Alors que le sujet brûlant des retraites revient sur le devant de la scène avec l’invitation de la ministre du Travail aux partenaires sociaux pour discuter d’aménagements, la Direction de la recherche, des études, de l’évaluation et des statistiques (Drees) publie une étude éclairante. Ce rapport inédit analyse les effets de 40 ans de réformes des retraites, des années 70 à 2000, sur les inégalités de durée de vie passée à la retraite.
Focus sur les dernières générations parties à 60 ans
Pour mener cette étude, la Drees s’est penchée sur la mortalité des générations nées en 1950 ou avant, les dernières à avoir pu bénéficier d’un départ à la retraite à taux plein dès 60 ans. L’analyse de ces cohortes permet de mesurer précisément l’impact des différents ajustements des barèmes survenus au fil des décennies.
De plus en plus de retraités à taux plein dès 60 ans
Si l’âge légal de la retraite était fixé à 65 ans par l’ordonnance de 1945, les réformes successives ont progressivement ouvert la possibilité de partir plus tôt. Ainsi, la proportion de personnes pouvant liquider leur retraite à taux plein dès 60 ans a fortement augmenté au fil des générations étudiées.
Des inégalités de durée de retraite qui se creusent
Mais cette évolution ne profite pas à tous de la même manière. L’étude montre que les inégalités de durée de vie à la retraite se sont accentuées entre les catégories socioprofessionnelles et les niveaux de diplôme. Les cadres et les plus diplômés, qui liquident en moyenne leur retraite plus tard, bénéficient d’une espérance de vie plus longue une fois à la retraite.
Pour la génération 1950, un cadre pouvait ainsi espérer profiter de sa retraite pendant 26,5 ans en moyenne, contre seulement 19 ans pour un ouvrier non qualifié.
– Extrait du rapport de la Drees
L’âge d’entrée dans la vie active, un facteur clé
Les disparités s’observent également selon l’âge de début de carrière. Ceux qui ont commencé à travailler tôt, souvent dans des métiers plus pénibles physiquement, profitent moins longtemps de leur retraite malgré un départ plus précoce. A contrario, faire de longues études retarde l’âge de départ mais offre une retraite plus longue grâce à une meilleure espérance de vie.
Une problématique plus que jamais d’actualité
Alors que le gouvernement souhaite une nouvelle fois réformer notre système de retraite, ces constats rappellent l’importance de prendre en compte la question des inégalités face à l’espérance de vie. Si partir plus tard apparaît inéluctable vu l’allongement de la durée de vie, il est essentiel de corriger les disparités constatées pour rendre le système plus juste.

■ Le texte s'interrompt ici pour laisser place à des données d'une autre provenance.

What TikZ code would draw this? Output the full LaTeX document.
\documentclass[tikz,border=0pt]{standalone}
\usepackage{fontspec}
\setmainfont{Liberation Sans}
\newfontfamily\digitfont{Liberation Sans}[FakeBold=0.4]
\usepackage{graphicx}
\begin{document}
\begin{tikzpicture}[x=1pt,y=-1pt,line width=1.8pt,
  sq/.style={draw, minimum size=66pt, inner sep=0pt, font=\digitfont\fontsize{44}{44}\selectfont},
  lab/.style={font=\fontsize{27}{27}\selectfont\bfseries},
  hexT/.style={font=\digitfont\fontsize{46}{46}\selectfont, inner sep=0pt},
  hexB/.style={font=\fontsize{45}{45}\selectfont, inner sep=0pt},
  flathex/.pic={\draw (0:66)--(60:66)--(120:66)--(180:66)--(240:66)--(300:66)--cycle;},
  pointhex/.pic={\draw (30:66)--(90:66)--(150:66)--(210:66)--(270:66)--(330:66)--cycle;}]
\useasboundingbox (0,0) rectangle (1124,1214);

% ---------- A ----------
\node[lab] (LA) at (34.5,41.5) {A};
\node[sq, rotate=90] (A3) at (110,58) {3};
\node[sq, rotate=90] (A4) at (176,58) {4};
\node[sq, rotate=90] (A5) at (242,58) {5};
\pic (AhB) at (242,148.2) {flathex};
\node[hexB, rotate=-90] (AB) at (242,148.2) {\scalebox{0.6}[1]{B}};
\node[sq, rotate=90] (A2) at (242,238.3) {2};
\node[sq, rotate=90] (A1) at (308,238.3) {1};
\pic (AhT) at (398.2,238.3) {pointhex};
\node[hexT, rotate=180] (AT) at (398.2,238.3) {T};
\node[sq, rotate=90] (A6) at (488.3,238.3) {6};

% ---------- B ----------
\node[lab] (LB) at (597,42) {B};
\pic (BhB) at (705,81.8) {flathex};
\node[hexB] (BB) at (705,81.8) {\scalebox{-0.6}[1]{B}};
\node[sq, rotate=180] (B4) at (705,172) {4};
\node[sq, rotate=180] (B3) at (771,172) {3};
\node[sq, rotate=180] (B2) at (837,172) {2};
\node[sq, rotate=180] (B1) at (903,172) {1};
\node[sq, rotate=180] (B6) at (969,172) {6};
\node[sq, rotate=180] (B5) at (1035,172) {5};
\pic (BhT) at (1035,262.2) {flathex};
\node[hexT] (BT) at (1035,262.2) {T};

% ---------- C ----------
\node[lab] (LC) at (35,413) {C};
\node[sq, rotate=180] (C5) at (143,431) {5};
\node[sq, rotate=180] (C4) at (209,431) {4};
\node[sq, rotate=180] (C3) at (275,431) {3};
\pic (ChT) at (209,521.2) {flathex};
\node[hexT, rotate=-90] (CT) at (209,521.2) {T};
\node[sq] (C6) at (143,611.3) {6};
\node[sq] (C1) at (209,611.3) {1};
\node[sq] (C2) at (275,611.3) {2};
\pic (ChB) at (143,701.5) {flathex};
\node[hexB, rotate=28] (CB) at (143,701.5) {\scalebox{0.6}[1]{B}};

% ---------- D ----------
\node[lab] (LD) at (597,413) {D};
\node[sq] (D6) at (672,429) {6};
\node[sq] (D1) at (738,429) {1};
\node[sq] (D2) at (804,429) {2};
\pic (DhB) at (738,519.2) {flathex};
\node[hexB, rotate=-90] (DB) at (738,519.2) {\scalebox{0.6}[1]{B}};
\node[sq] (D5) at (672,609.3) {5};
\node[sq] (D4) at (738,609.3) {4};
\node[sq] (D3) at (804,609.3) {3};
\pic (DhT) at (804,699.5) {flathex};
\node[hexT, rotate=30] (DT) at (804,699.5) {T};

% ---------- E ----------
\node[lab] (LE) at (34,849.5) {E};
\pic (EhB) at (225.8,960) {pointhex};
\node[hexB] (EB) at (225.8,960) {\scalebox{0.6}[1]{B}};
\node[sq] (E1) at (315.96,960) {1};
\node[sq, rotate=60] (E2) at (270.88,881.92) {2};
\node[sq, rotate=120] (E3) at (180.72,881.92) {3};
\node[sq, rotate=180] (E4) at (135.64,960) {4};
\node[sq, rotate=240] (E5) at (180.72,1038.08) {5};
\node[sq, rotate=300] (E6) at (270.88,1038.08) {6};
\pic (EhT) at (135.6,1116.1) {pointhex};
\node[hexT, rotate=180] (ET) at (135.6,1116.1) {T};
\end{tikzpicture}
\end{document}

Quelques pistes évoquées iraient dans ce sens :
- Mieux prendre en compte la pénibilité et permettre des départs anticipés pour les carrières longues
- Intégrer des critères de mortalité différenciés dans le calcul des droits
- Jouer sur d’autres leviers que l’âge (niveau des pensions, durée de cotisation…)
Nul doute que ces questions seront au cœur des concertations à venir, afin de dessiner un système de retraite soutenable et plus équitable. Un défi majeur pour notre modèle social dans les années à venir.